"The men have salt."

Translation:Die Männer haben Salz.

December 27, 2012

This discussion is locked.


I don't really agree.....Menschen is people, humans at least, while Männer should be translated " Men" only!


But it IS translated as men


I presume that the suggested answer from Duolingo was different when they posted that comment.


In nominative case, use "Die" for undefined nouns like "Männer"

Well, I'm sure there's a reason, but I wouldn't understand Männer as undefined, since it isn't "people", but "men", meaning masculine. Is this a rule to apply for other cases?


In German you use "die" for masculine and feminine plurals... der Mann > die Männer / die Frau > die Frauen


Thank you. That makes sense. Well... no it doesn't, but it's German, so whatever.


Lol, if you think German is illogical from the perspective of being an English speaker, I don't know what you'd think of French! ;)


I think by 'undefined' it means an undefined amount of men


This is bad for sure, this step should be fixed.


I think it must be kind of like in English when you walk into a room and say "Hi, guys" and there are girls in the room too. "Guys" may be originally masculine, but today it can be taken to just mean "people".


I've actually addressed groups of girls as guys many times. Mainly because calling them girls always sounds a little condescending. Only had one complaint too!


Why does he have salt?


For their Popcorn idk


Menschen is people? Why is that the same as "The men have salt".

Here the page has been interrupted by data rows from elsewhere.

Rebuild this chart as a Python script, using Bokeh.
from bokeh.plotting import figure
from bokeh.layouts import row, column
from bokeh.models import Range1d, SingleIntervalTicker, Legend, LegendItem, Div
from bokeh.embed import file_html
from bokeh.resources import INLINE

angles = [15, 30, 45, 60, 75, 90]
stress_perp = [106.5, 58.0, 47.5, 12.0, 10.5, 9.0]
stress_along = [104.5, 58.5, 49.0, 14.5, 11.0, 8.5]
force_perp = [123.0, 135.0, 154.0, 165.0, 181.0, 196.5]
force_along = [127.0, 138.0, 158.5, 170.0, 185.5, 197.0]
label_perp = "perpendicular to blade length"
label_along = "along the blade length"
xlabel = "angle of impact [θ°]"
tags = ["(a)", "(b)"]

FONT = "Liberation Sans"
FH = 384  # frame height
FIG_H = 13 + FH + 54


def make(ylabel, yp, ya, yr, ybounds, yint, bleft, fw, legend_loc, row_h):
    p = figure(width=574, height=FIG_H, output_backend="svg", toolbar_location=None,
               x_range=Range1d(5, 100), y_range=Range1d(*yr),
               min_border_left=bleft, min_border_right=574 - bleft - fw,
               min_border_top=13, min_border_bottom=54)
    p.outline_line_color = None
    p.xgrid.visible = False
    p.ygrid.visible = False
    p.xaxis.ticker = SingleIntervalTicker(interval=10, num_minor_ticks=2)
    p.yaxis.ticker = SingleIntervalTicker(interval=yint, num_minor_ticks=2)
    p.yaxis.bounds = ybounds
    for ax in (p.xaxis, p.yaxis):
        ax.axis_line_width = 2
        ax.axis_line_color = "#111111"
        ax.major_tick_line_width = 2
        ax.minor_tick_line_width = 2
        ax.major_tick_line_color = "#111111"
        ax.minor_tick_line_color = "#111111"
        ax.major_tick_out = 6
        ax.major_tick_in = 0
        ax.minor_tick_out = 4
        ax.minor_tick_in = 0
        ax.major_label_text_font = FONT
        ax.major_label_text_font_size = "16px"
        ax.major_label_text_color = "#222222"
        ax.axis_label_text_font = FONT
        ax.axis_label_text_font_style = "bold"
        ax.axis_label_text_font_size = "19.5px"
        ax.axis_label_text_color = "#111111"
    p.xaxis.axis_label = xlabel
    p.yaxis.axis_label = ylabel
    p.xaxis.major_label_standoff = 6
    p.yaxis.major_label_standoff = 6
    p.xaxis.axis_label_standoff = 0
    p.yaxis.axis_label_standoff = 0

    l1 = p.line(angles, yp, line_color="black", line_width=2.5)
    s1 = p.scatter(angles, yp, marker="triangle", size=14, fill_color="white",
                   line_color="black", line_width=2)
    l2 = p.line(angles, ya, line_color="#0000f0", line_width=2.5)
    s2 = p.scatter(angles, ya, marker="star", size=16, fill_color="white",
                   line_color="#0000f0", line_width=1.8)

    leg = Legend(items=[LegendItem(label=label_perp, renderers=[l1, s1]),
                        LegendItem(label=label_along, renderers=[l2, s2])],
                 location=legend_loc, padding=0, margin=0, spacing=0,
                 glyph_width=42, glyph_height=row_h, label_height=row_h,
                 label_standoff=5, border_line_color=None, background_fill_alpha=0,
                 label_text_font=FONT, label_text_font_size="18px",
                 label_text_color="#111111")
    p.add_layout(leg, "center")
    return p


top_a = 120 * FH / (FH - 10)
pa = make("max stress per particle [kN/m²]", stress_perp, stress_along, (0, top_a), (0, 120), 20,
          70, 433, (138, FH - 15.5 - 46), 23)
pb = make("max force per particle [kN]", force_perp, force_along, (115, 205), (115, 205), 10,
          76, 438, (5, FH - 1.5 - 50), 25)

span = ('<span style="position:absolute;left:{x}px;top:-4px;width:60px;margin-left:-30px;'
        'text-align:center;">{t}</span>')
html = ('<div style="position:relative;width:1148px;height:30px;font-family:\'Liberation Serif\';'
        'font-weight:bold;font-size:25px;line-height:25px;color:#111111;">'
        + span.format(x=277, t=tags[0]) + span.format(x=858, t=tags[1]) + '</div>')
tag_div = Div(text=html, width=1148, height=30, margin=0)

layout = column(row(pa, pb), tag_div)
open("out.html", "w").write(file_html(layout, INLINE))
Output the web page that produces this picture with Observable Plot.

yes Mensch is people, but my original is "the men have" so asking for both answers is false, men is Männer and not Mensch


I marked Die Mánner (which was the third row) and duolingo says: "not correct. Correct is the following two"...and yes, the totally same sentence is a correction. So I think there is a bug here in the application...i read it 3 times, and totally the same.


If you entered "Mánner" like in your comment, the issue was likely your accent mark. An umlaut is two dots: Männer,


Wouldn't Mensch be man in the same way that man used to be commonly used to refer to the entire species?(man/mankind/humanity) That wouldn't make sense with the English translation here.


I am not sure about the actual German term here, but in a previous problem I have translated Menschen men and it took a life from me. Because of that I have NOT chosen Menschen as a translation for men here and it took a life again. The consistency really needs to be checked here. (also I think Menschen should mean human, people, humanity, so I agree with the program correcting me previously, it should not be just men)

[deactivated user]

    Couldn't agree more, Menschen presumably includes females, Manner ( sorry no umlats), exclusively men.


    men != humans/people etc.


    Why we don't put (einen) before (salz) >>>


    I think it's because salt is plural


    It's neuter not plural


    Is "Salz haben die Männer" correct?

    [deactivated user]

      No, "Salz haben die Männer" means "Salt has the men". "Die Männer haben Salz" is the correct tranlation.


      Technically, yes. The verb (haben) is conjugated to show the plural subject (men/Männer), and the verb is properly in second position. So it's grammatically correct. German allows the word order to be switched up a bit. But unless you are really emphasizing that the men have SALT, it sounds pretty odd.


      Im so lost using die der das


      I wrire correct but it doesnt accept


      Could it also be written "Die Männer Salz haben" ?


      No. The general rule is that the verb must be in second position. In your example, it is third.


      Why is it Die Männer if Die feminine?


      Die is feminine, but also plural. This sentence has plural "men," not singular "man." So you need to use the plural definite article, die.


      Ok clarification here... Do we need to capitalize EVERY single noun wherever it is in the sentence? Swear I saw the same thing in Spanish lessons too. My spell checker is a causing havoc with this.


      Yes. German capitalizes pretty much every noun.